Written by: Bryan Fogel & Jon Bertain & Mark Monroe & Timothy Rode.
The documentary Fogel wanted to make isn’t really all that interesting – it’s essentially a version of Morgan Spurlock’s Super-Size Me, but for steroids, but I’m not sure what it would have proved even if it did work. After all, we all know what these PEDs do – they help the athletes – and we all know that athletes have been getting away with them for years, because they’re always one (or more) steps ahead of those trying to catch them (which is why when we hear of someone testing positive now, it’s often for years ago, as advances in testing have caught up with what athletes were doing). Doing it to himself is the hook, but not a particularly good one – especially since Fogel didn’t actually do any better (he did worse) on drugs as off of them.

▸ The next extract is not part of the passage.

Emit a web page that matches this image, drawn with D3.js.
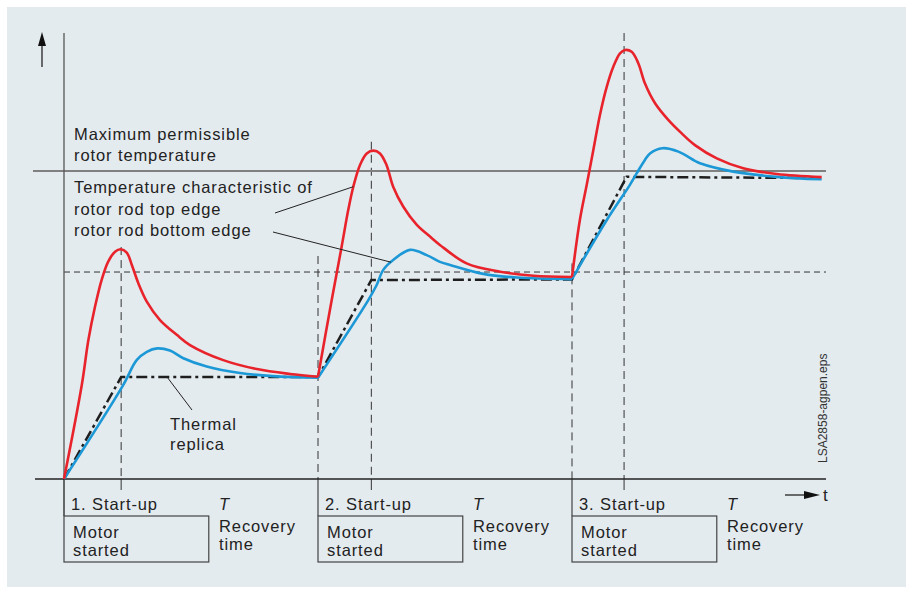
<!DOCTYPE html>
<html>
<head>
<meta charset="utf-8">
<script src="https://cdn.jsdelivr.net/npm/d3@7"></script>
<style>
  body { margin: 0; background: #fff; }
  text { font-family: "Liberation Sans", Arial, sans-serif; fill: #222; }
</style>
</head>
<body>
<div id="chart"></div>
<script>
// time of each motor start and end of its start-up phase
const runStarts = [0, 10, 20];
const runEnds = [2.25, 12.1, 22.05];
const runLabels = ['1. Start-up', '2. Start-up', '3. Start-up'];

// temperature levels (max permissible = 100)
const maxTemp = 100;
const warnTemp = 67.2;

// rotor rod top edge [t, temperature]
const redTop = [
  [0, 0], [0.7, 30.5], [0.96, 45.1], [1.22, 55.9], [1.48, 64.6], [1.74, 70.6], [2.01, 73.8],
  [2.23, 74.6], [2.47, 73.5], [2.67, 69.5], [2.93, 63.5], [3.26, 57.6], [3.78, 51.6],
  [4.44, 46.8], [4.96, 43.5], [6.27, 38.6], [7.59, 35.7], [8.9, 34.1],
  [10, 33.2], [10.54, 58.1], [10.93, 75.4], [11.19, 87.3], [11.39, 94.9], [11.65, 101.9],
  [11.92, 105.7], [12.18, 106.6], [12.44, 105.7], [12.7, 101.9], [12.96, 94.9], [13.36, 88.4],
  [13.89, 82.5], [14.41, 78.7], [14.8, 76.0], [15.85, 70.0], [17.17, 67.3], [18.48, 66.0],
  [20, 65.6], [20.31, 84.1], [20.58, 95.5], [20.84, 106.8], [21.1, 118.2], [21.37, 127.4],
  [21.63, 133.9], [21.89, 138.2], [22.09, 139.3], [22.35, 138.7], [22.61, 135.0], [22.87, 128.5],
  [23.27, 122.0], [23.79, 116.6], [24.32, 112.2], [24.84, 108.4], [25.7, 104.1], [26.74, 100.9],
  [28.06, 99.0], [29.83, 98.0]
];

// rotor rod bottom edge
const blueBottom = [
  [0, 0], [2.33, 30.5], [2.86, 38.6], [3.26, 41.3], [3.67, 42.4], [4.17, 41.7], [4.7, 39.2],
  [5.62, 36.5], [6.93, 34.4], [8.23, 33.4],
  [10, 32.9], [11.98, 58.1], [12.31, 63.0], [12.57, 67.9], [12.96, 71.1], [13.62, 74.4],
  [14.28, 72.7], [14.8, 70.5], [15.2, 69.5], [16.51, 66.6], [17.82, 65.4],
  [20, 64.9], [21.37, 84.1], [22.28, 95.5], [22.55, 99.3], [22.87, 103.6], [23.07, 105.7],
  [23.56, 107.4], [24.19, 106.3], [24.84, 103.3], [25.04, 102.5], [26.35, 99.8], [28.06, 98.1],
  [29.83, 97.3]
];

// thermal replica
const replica = [
  [0, 0], [2.25, 33.1], [10, 33.1], [12.1, 64.6], [20, 64.8], [22.15, 98.1], [29.83, 97.7]
];

const width = 908;
const height = 589;

const x = d3.scaleLinear().domain([0, 30]).range([64, 826]);
const y = d3.scaleLinear().domain([0, maxTemp]).range([479, 171]);

const svg = d3.select('#chart').append('svg')
  .attr('width', width)
  .attr('height', height);

svg.append('rect')
  .attr('x', 7).attr('y', 7)
  .attr('width', 899).attr('height', 580)
  .attr('fill', '#e4ebef');

// guide line tops (dashed verticals)
const startTops = [null, 72.4, 70];
const endTops = [75.3, 109.5, 144.8];

// dashed threshold line
svg.append('line')
  .attr('x1', x(0)).attr('x2', x(30))
  .attr('y1', y(warnTemp)).attr('y2', y(warnTemp))
  .attr('stroke', '#333').attr('stroke-width', 1)
  .attr('stroke-dasharray', '6,4');

// dashed verticals
runStarts.forEach((s, i) => {
  if (startTops[i] !== null) {
    svg.append('line')
      .attr('x1', x(s)).attr('x2', x(s))
      .attr('y1', y(startTops[i])).attr('y2', y(0))
      .attr('stroke', '#333').attr('stroke-width', 1)
      .attr('stroke-dasharray', '8,5');
  }
  svg.append('line')
    .attr('x1', x(runEnds[i])).attr('x2', x(runEnds[i]))
    .attr('y1', y(endTops[i])).attr('y2', y(0))
    .attr('stroke', '#333').attr('stroke-width', 1)
    .attr('stroke-dasharray', '8,5');
  // ticks below axis
  svg.append('line')
    .attr('x1', x(runEnds[i])).attr('x2', x(runEnds[i]))
    .attr('y1', y(0)).attr('y2', y(0) + 11)
    .attr('stroke', '#333').attr('stroke-width', 1);
  svg.append('line')
    .attr('x1', x(s)).attr('x2', x(s))
    .attr('y1', y(0)).attr('y2', 516)
    .attr('stroke', '#444').attr('stroke-width', 1.2);
});

// max permissible line
svg.append('line')
  .attr('x1', 33).attr('x2', x(30))
  .attr('y1', y(maxTemp)).attr('y2', y(maxTemp))
  .attr('stroke', '#808080').attr('stroke-width', 2);

// axes
svg.append('line')
  .attr('x1', x(0)).attr('x2', x(0))
  .attr('y1', y(144.8)).attr('y2', 516)
  .attr('stroke', '#555').attr('stroke-width', 1.3);
svg.append('line')
  .attr('x1', 35).attr('x2', x(30))
  .attr('y1', y(0)).attr('y2', y(0))
  .attr('stroke', '#222').attr('stroke-width', 1.5);

// up arrow
svg.append('line')
  .attr('x1', 42).attr('x2', 42).attr('y1', 67).attr('y2', 42)
  .attr('stroke', '#222').attr('stroke-width', 1.3);
svg.append('path')
  .attr('d', 'M42,32 L46,46 L38,46 Z')
  .attr('fill', '#111');

// t arrow
svg.append('line')
  .attr('x1', 785).attr('x2', 806).attr('y1', 495).attr('y2', 495)
  .attr('stroke', '#222').attr('stroke-width', 1.3);
svg.append('path')
  .attr('d', 'M820,495 L804,491 L804,499 Z')
  .attr('fill', '#111');
svg.append('text')
  .attr('x', 823).attr('y', 501)
  .style('font-size', '17px')
  .text('t');

// curves, split at each start
function segments(points) {
  return runStarts.map((s, i) => {
    const e = i < runStarts.length - 1 ? runStarts[i + 1] : Infinity;
    return points.filter(p => p[0] >= s && p[0] <= e);
  });
}

const smooth = d3.line()
  .x(d => x(d[0]))
  .y(d => y(d[1]))
  .curve(d3.curveCatmullRom.alpha(0.5));

svg.append('path')
  .datum(replica)
  .attr('d', d3.line().x(d => x(d[0])).y(d => y(d[1])))
  .attr('fill', 'none')
  .attr('stroke', '#1e1e1e')
  .attr('stroke-width', 2.5)
  .attr('stroke-dasharray', '11,4,3,4');

svg.selectAll('.blue')
  .data(segments(blueBottom))
  .enter().append('path')
  .attr('class', 'blue')
  .attr('d', smooth)
  .attr('fill', 'none')
  .attr('stroke', '#1c98d6')
  .attr('stroke-width', 2.6);

svg.selectAll('.red')
  .data(segments(redTop))
  .enter().append('path')
  .attr('class', 'red')
  .attr('d', smooth)
  .attr('fill', 'none')
  .attr('stroke', '#e8232b')
  .attr('stroke-width', 2.6);

// leader lines
const leaders = [
  [[275, 213], redTop[22]],
  [[273, 232], [12.87, 70.4]],
  [[192, 410], [4.06, 33.1]]
];
leaders.forEach(l => {
  svg.append('line')
    .attr('x1', l[0][0]).attr('y1', l[0][1])
    .attr('x2', x(l[1][0])).attr('y2', y(l[1][1]))
    .attr('stroke', '#222').attr('stroke-width', 1);
});

// labels
function block(px, py, lines, lh) {
  const t = svg.append('text')
    .attr('x', px).attr('y', py)
    .style('font-size', '16.5px')
    .style('letter-spacing', '0.9px');
  lines.forEach((s, i) => {
    t.append('tspan').attr('x', px).attr('dy', i ? lh : 0).text(s);
  });
  return t;
}

block(74, 140, ['Maximum permissible', 'rotor temperature'], 21);
block(74, 193, ['Temperature characteristic of', 'rotor rod top edge', 'rotor rod bottom edge'], 21.5);
block(170, 430, ['Thermal', 'replica'], 20);

runStarts.forEach((s, i) => {
  const x0 = x(s);
  block(x0 + 7, 510, [runLabels[i]], 0);
  svg.append('rect')
    .attr('x', x0).attr('y', 516)
    .attr('width', x(s + 5.7) - x0).attr('height', 46)
    .attr('fill', 'none')
    .attr('stroke', '#444').attr('stroke-width', 1.2);
  block(x0 + 9, 538, ['Motor', 'started'], 18);
  block(x0 + 155, 510, ['T'], 0).style('font-style', 'italic');
  block(x0 + 155, 532, ['Recovery', 'time'], 17.5);
});

svg.append('text')
  .attr('transform', 'translate(827,463) rotate(-90)')
  .style('font-size', '12px')
  .style('fill', '#333')
  .text('LSA2858-agpen.eps');
</script>
</body>
</html>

But the documentary he did make, about Rodchenkov, is fascinating and tense. This is a documentarian’s dream – to have a better film than the one you want to make fall into your lap. Rodchenkov trusts Fogel, in part because who else does he know in America? When the investigation starts getting closer to him, their conversations over Skype grow tenser and short – and Rodchenkov will eventually flee Russia in order to try and keep himself safe. Others he knew, and we involved in the same scandal, mysteriously wind up dead (that happens a lot in Russia to people the government doesn’t like), and he fears for his life. Eventually, he will reveal the elaborate methods Russia went through not to be caught – especially at their home Olympics in Sochi, where Russian did way better than at the previous Winter Games. The movie morphs almost into a spy thriller – or at the very least, something more like Laura Poitras’ Citizenfour or Risk, than how things started.
There are certainly complains you could make about Icarus – it does run too long (at just over two hours), and Fogel does seem too eager to be at the center of the film, even as it becomes clear he should step aside and let Rodchenkov have center stage all to himself. In particular, that first section of the film – the film that Fogel wanted this to be – is way too long for what we get out of it. And, truth be told, all this information is already out there, so if you followed along, I’m not sure how much new information there actually is here. But overall, Icarus is a fascinating film – another chapter in the seemingly ever expanding series about doping in sports – a scandal that isn’t going anywhere anytime soon.